A recent Bloomberg report claimed Sony’s home territory has been increasingly “sidelined” in promotional planning for PS5 and seen its development teams slashed, as the corporation places more importance on the US market.
And the newly launched PS5 broke with over 25 years of tradition in Japan by switching the circle and X controller buttons to make the latter the default select button, bringing the interface in line with the west.
“The Sony stance is that the Japanese market remains incredibly important to us,” he said. “We have not been as excited about the engagement of the Japanese game development community as we are now for many years.”

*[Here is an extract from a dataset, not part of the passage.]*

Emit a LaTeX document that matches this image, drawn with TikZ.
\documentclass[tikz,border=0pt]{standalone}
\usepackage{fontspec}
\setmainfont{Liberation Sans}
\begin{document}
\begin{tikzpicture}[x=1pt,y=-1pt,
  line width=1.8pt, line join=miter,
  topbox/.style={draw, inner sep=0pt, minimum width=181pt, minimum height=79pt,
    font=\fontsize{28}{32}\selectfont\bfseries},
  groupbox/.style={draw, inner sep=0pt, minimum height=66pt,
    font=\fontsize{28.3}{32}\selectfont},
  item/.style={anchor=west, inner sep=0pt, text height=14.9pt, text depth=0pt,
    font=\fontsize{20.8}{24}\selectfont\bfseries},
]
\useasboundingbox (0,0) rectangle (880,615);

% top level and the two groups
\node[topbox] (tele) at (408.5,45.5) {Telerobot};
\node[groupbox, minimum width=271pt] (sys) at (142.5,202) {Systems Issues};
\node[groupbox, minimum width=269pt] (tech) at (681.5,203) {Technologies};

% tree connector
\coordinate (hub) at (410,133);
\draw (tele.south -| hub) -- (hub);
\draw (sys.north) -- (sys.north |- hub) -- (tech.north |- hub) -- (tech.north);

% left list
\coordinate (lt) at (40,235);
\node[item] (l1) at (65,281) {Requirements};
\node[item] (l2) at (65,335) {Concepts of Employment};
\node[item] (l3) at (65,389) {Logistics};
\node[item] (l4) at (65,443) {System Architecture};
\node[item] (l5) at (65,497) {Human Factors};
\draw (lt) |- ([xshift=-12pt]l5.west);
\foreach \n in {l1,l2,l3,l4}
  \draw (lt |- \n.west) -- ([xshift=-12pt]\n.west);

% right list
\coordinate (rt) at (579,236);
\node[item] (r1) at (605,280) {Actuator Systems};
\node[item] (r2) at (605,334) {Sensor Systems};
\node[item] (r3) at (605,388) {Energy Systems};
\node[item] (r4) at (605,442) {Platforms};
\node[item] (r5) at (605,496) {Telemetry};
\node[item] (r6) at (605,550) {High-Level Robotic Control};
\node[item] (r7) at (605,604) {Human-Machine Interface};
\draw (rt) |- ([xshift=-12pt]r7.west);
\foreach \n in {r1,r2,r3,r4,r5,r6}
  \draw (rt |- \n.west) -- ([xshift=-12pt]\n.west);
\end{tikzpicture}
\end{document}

Ryan said there was a five-year period between 2010 and 2015 during which Japanese game companies mainly focused on mobile gaming in line with the market’s tastes, but that they have become more engaged in console development again in the years since.
“That continues and strengthens yet again with PS5,” Ryan said. “In our two launch shows – which featured a reasonable amount of games, but not a huge number of games – there were eight Japanese-developed titles there, many of which are the subject of collaboration and partnership between PlayStation and the Japanese publishing community.
“I’d also observe that we’re making a statement by launching in Japan day and date with the US, and that is not what we did with PS4. So I read that stuff. A lot of that commentary is inaccurate, and Japan – as our second largest market and as Sony’s homeland – continues to be really important to us.”
Earlier this week Keiichiro Toyama, director of Silent Hill and the Gravity Rush series, announced his departure from Sony’s Japan Studio to form new company Bokeh.
Toyama has established the company along with Junya Okura, lead designer on the Gravity Rush series, and Kazunobu Sato, lead designer of 2013’s Puppeteer, who have left Sony following nearly two decades of service.
SIE Japan Studio, which co-developed games such as Bloodborne, Astro’s Playroom and The Last Guardian, has seen the rolling contracts of many of its creators not renewed, former employees recently told Bloomberg, and developer support teams have also allegedly been reduced by as much as a third from their peak.